Teaching with Open Technologies

So in my various RSS skimmings I found this article about using Open Technologies in the K-12 environment. First, I really liked Hirsch’s point about using open technologies as a mind set. I feel that as I’ve embraced my roll as “new technology tester” on my campus, I have had to explain to a lot of people how it is a mind set. One of my students and I even recently presented at the online Technology, Colleges, and Community conference and had one participant ask about how much expertise a faculty member needed in a technology before teaching with it. I started talking about playing with a new technology for a couple months, and then going live with it and realizing that I would learn more about it along the way. My student started typing (I was doing the live oral part of the presentation, she was handling the live synchronous chat function) about how she felt more comfortable knowing that the instructor didn’t know everything and would be more accessible in asking questions and figuring out how things worked.

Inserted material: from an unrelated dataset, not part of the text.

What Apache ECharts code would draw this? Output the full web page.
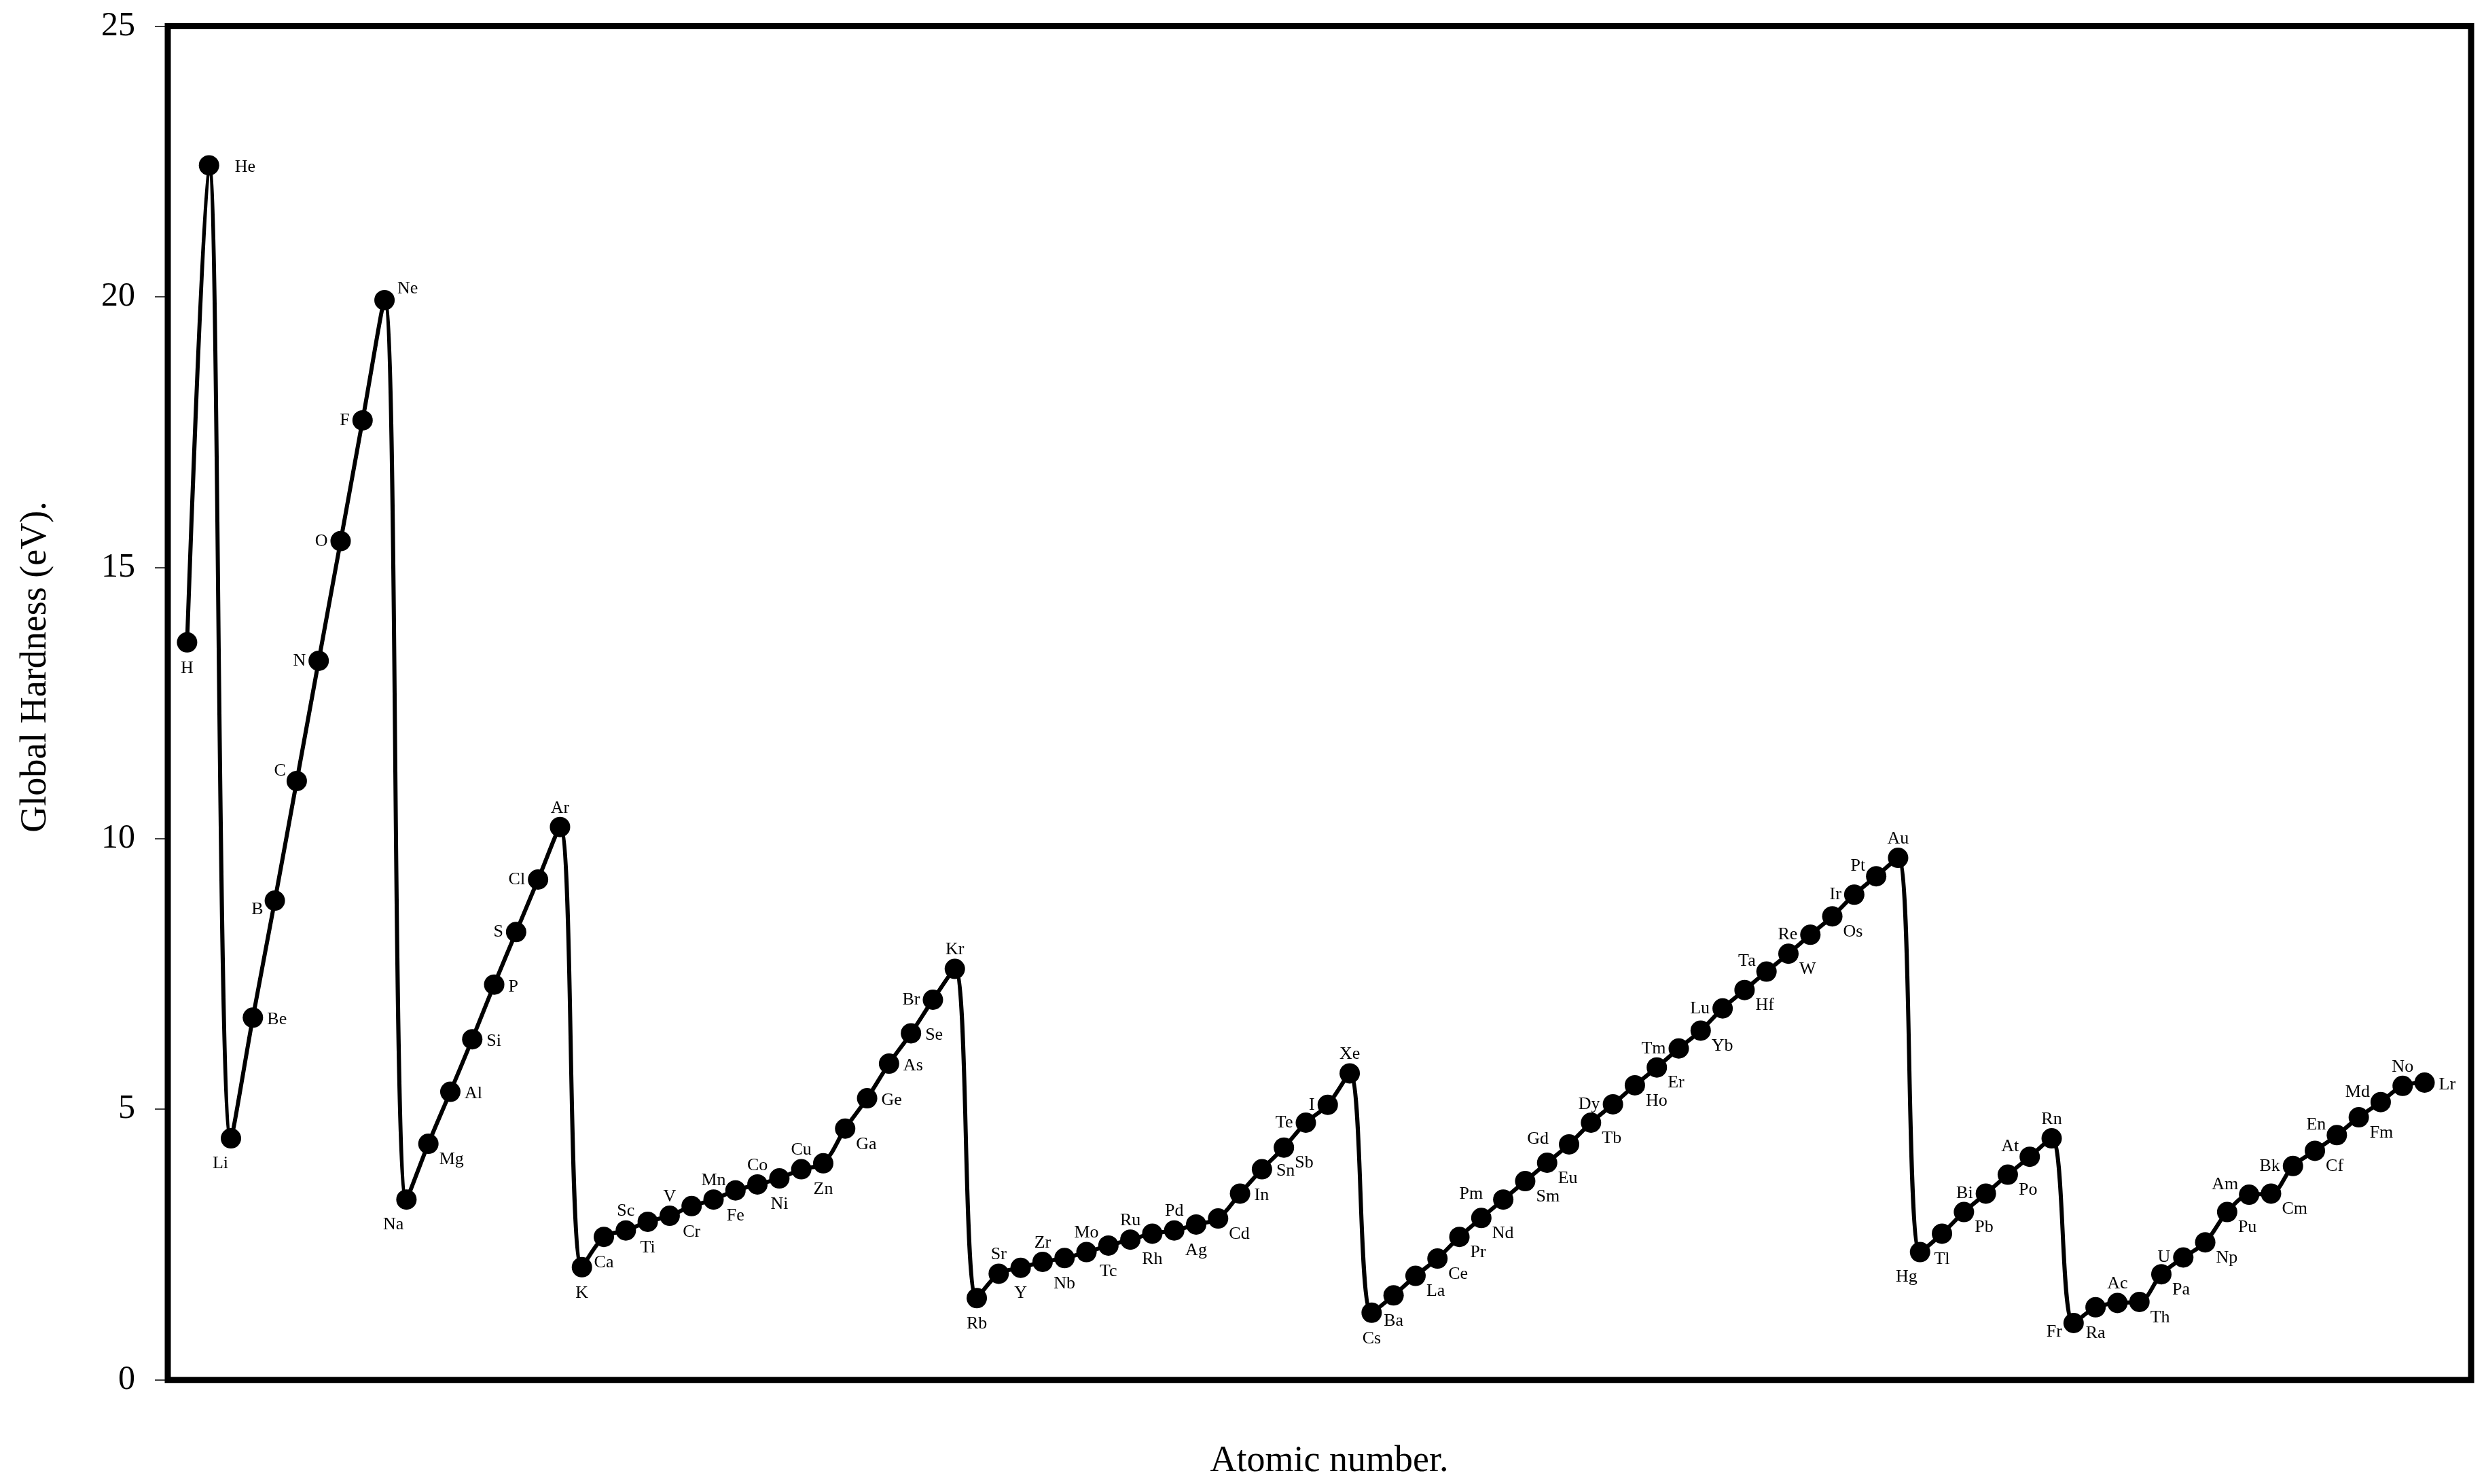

However, I also really appreciated Hirsch’s point that open technologies are not necessarily free technologies. This reminds me of another moment this past semester…I was showing one of my online courses to my department chairperson. This particular course was asking students to use blogs (http://uniblogs.org/), online bookmarking/archiving services (http://www.furl.net/), and an RSS aggregator (http://www.gritwire.com/). After seeing all the craziness of the course and what I work with, my chairperson asked me how “we” (the school) could better support me. (Don’t worry, my dean already asked how I better support my students…they’re not ignored).

WOW!

But she does recognize that although the open technologies I was using were free, it didn’t mean they didn’t have a cost. Of course there was my time and energy of finding and playing with them. But then there is the time, energy, and resources of the institution. I’ve definitely called for help from various IT (both information and instruction technology) folks as well as use various hard and softwares to patch it all together. And I realized after she asked that that I have spent the past four years developing a solid support network that works around and through our more “official” channels on campus as well as other “unofficial” networks off campus (again, coffee, lunch, beer, happy hours, etc. work wonders in this world of support networking).

And back to that idea of student support…most of these open technologies do not have great support mechanisms, unless you start paying for some of the support mechanisms that have sprung up around them (I’m thinking of Open Source Portfolio and Sakai as examples at the moment). I end up having to do a lot of individualized student support that is usually not needed with something proprietary (with lots of documentation) or something officially sanctioned by the school (like a course management system). That clearly is a “cost” in terms of my time, energy, and expertise. But clearly it is a price that I’m willing to pay. But I’m excited that various colleagues and administrators are starting to recognize this and provide different types and levels of support for the different type of work I’m doing.